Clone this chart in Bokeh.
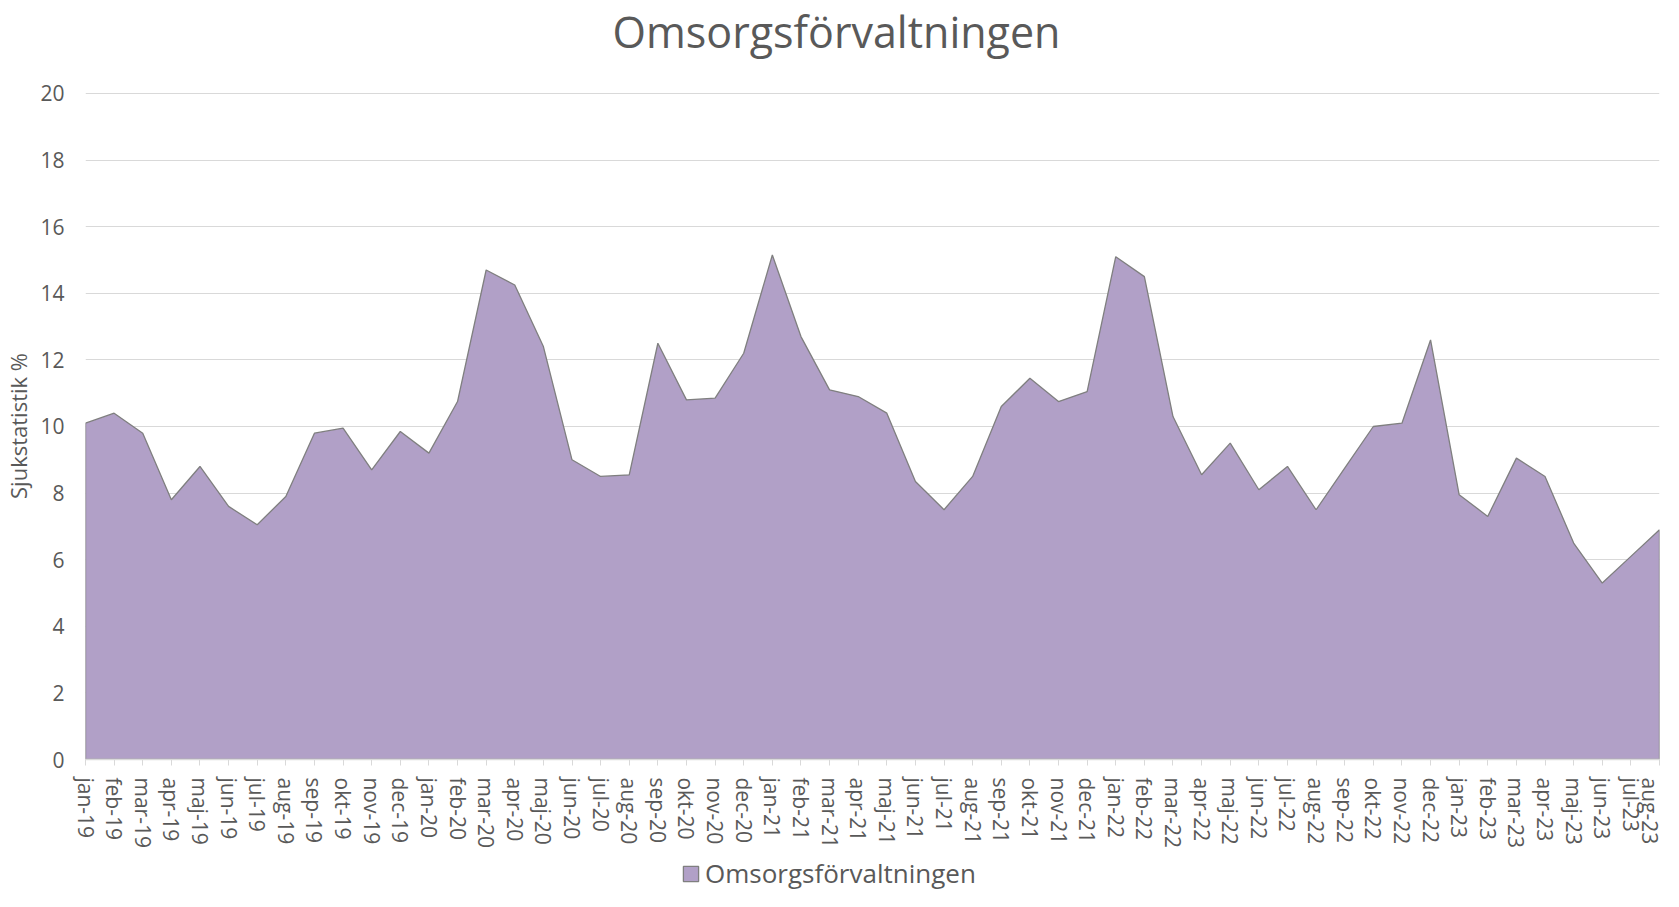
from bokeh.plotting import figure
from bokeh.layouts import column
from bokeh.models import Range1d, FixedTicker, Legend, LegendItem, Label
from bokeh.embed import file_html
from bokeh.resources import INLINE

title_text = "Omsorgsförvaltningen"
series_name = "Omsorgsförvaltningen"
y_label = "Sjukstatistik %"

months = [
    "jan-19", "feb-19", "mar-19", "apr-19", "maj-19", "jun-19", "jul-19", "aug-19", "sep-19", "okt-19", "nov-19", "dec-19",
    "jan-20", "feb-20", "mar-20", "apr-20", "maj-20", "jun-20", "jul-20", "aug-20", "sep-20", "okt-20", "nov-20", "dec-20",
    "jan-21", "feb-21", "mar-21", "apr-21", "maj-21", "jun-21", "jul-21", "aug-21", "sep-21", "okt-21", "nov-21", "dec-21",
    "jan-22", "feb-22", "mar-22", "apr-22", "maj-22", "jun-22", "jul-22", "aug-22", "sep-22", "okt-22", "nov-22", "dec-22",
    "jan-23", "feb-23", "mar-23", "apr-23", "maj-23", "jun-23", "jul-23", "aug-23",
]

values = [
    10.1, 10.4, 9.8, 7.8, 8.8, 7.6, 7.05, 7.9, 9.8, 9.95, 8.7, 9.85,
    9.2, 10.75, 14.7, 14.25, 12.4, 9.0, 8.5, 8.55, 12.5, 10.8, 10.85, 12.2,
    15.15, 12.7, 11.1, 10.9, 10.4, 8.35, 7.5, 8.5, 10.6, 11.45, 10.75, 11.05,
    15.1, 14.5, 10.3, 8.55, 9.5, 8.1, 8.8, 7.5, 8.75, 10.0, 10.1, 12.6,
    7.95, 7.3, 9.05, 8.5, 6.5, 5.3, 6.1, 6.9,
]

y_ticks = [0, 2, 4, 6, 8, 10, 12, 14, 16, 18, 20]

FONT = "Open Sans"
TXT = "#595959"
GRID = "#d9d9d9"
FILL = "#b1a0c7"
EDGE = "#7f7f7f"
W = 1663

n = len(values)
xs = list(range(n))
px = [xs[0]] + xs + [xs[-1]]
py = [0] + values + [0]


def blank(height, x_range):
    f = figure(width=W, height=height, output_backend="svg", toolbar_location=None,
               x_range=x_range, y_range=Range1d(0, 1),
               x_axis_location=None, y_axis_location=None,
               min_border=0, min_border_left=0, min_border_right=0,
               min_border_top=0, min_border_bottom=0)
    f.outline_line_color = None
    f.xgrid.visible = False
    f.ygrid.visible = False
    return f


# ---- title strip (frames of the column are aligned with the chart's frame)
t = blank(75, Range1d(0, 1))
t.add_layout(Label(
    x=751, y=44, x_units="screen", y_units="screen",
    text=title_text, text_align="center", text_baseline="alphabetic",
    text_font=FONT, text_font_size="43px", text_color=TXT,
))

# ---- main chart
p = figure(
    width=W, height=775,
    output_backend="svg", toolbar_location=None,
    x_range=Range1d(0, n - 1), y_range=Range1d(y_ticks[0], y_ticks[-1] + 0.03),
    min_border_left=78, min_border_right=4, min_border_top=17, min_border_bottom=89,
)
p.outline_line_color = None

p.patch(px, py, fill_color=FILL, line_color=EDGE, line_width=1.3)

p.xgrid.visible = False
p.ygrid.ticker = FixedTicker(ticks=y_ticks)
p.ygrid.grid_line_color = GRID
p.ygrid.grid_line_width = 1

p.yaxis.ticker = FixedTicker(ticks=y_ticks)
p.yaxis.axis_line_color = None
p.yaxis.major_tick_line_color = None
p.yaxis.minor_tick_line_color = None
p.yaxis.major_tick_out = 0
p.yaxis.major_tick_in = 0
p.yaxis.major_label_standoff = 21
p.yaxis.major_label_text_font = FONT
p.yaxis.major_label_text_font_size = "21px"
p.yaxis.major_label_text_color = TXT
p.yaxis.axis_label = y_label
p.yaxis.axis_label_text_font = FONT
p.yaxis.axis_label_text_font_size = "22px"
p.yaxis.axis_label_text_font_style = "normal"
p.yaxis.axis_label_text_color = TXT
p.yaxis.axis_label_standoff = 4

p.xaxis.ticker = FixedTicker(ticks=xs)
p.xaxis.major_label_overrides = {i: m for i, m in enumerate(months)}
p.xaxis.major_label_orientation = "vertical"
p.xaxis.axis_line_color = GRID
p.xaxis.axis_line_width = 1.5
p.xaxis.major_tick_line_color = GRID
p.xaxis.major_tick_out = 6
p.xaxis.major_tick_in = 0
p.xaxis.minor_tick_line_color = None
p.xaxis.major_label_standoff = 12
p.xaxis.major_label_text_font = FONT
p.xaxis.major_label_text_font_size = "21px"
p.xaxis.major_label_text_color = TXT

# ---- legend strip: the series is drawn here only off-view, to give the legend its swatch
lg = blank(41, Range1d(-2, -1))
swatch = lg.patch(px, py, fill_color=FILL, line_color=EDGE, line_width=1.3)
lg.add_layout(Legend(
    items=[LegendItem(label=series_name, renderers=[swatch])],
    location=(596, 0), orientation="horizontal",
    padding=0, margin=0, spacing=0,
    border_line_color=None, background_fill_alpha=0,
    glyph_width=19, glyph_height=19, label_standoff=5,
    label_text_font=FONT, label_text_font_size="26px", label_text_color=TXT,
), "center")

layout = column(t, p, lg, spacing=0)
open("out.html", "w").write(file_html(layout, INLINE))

==

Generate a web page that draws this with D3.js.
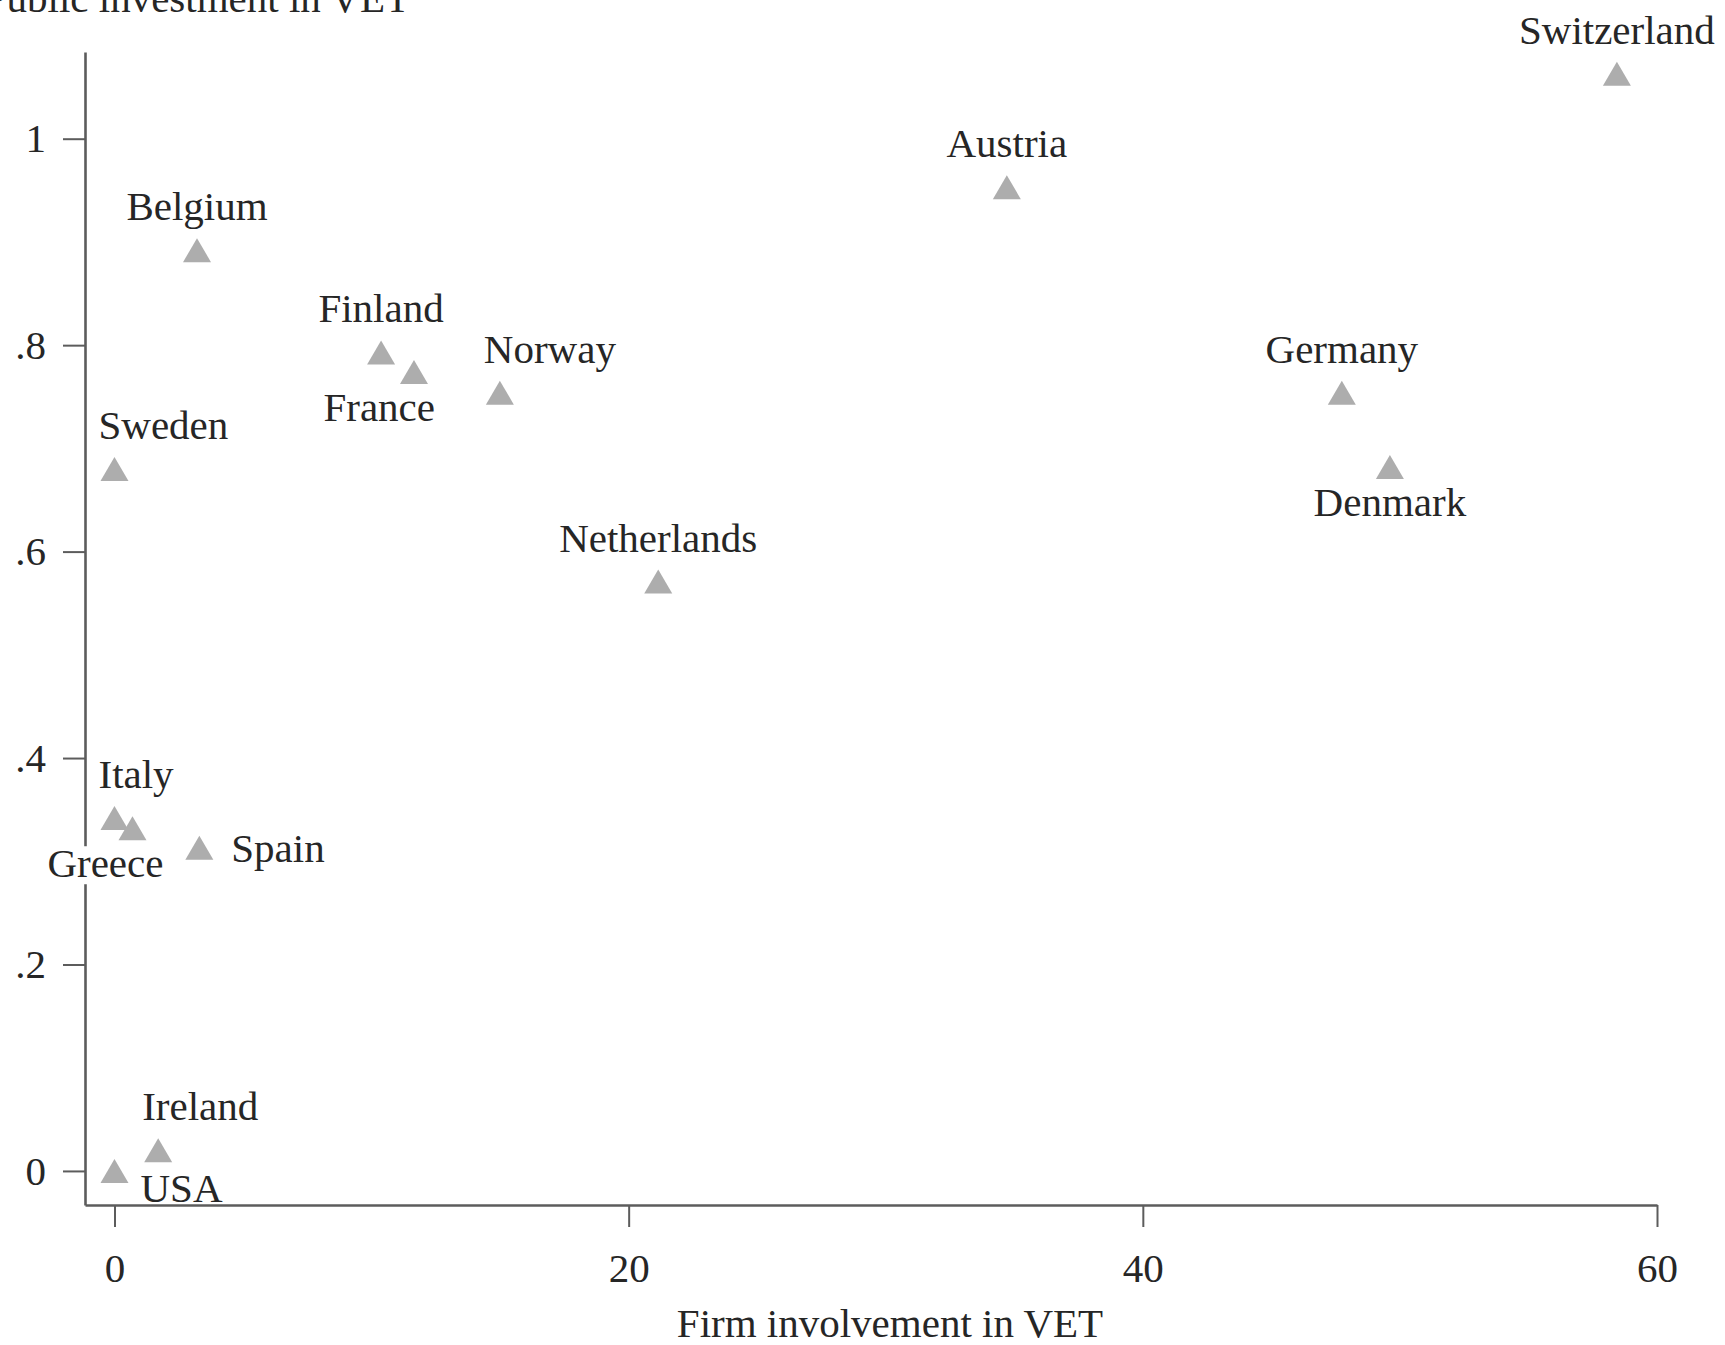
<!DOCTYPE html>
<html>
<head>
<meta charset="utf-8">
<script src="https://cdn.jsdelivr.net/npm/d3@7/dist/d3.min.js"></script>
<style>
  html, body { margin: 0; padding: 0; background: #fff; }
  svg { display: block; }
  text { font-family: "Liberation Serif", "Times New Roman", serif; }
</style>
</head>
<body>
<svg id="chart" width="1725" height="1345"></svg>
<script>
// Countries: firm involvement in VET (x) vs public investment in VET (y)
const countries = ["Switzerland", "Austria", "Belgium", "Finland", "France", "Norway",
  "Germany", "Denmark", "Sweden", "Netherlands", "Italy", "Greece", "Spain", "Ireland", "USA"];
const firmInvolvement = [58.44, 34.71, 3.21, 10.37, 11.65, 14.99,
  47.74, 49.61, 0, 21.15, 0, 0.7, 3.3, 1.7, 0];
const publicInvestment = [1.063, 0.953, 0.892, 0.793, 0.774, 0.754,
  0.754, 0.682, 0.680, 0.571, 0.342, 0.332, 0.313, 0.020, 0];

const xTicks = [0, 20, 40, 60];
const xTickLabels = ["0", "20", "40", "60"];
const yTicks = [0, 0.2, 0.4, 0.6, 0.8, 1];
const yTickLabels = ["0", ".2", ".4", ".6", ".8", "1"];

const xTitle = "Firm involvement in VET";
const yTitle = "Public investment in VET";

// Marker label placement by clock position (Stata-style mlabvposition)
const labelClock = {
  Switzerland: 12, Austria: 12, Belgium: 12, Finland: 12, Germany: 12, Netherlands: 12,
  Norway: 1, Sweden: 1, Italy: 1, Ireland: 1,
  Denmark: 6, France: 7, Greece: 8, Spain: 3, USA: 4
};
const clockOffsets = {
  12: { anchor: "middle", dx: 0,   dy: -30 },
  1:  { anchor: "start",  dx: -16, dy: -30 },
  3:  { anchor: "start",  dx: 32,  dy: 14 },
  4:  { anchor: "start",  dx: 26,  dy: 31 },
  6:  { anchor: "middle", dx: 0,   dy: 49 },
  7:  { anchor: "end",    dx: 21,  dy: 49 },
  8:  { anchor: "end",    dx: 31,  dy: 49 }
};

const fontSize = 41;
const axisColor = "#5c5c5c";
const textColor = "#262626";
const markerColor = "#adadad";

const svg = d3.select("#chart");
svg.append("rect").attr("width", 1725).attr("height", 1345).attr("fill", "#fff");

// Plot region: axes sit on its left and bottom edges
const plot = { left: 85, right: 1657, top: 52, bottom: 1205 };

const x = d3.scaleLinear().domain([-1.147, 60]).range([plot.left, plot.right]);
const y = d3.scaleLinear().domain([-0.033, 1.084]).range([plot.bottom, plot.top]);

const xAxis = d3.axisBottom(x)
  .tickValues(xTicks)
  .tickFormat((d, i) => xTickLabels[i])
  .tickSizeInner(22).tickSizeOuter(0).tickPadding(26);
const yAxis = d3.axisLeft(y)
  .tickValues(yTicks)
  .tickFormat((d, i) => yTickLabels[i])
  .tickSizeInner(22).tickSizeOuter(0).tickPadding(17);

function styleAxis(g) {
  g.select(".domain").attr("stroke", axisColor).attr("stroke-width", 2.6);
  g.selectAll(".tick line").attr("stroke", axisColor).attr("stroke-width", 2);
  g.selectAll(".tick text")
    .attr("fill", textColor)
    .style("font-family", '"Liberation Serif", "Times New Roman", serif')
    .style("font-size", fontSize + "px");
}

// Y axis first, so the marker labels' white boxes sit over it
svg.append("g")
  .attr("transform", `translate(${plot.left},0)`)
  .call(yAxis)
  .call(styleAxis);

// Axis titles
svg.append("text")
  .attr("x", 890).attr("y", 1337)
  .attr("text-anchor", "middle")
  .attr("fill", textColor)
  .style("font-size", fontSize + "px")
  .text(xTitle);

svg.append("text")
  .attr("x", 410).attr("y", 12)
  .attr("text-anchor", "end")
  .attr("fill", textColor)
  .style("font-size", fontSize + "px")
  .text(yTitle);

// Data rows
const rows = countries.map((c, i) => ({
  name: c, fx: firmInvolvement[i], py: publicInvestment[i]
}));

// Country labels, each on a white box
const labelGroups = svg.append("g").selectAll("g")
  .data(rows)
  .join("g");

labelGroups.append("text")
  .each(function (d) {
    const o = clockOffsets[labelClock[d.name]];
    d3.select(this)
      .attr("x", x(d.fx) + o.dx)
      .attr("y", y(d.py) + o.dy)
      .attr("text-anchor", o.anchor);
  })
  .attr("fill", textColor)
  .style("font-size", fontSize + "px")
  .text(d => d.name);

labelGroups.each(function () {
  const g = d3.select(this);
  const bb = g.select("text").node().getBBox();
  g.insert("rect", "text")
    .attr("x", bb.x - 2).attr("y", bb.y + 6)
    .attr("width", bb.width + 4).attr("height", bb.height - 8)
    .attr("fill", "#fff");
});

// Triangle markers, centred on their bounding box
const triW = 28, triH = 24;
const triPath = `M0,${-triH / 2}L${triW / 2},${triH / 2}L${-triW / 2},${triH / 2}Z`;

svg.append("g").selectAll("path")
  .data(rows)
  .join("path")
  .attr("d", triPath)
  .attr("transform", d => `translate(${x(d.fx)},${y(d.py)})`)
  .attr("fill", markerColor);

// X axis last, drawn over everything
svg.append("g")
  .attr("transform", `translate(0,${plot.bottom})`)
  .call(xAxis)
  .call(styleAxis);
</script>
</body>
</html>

▶ [Problem details] Leave the pictures aside and restate exactly the lines from the one containing "Clone this chart in Bokeh." to the one containing "from bokeh.resources import INLINE", those two lines included.

▶ [Answer below]
Clone this chart in Bokeh.
from bokeh.plotting import figure
from bokeh.layouts import column
from bokeh.models import Range1d, FixedTicker, Legend, LegendItem, Label
from bokeh.embed import file_html
from bokeh.resources import INLINE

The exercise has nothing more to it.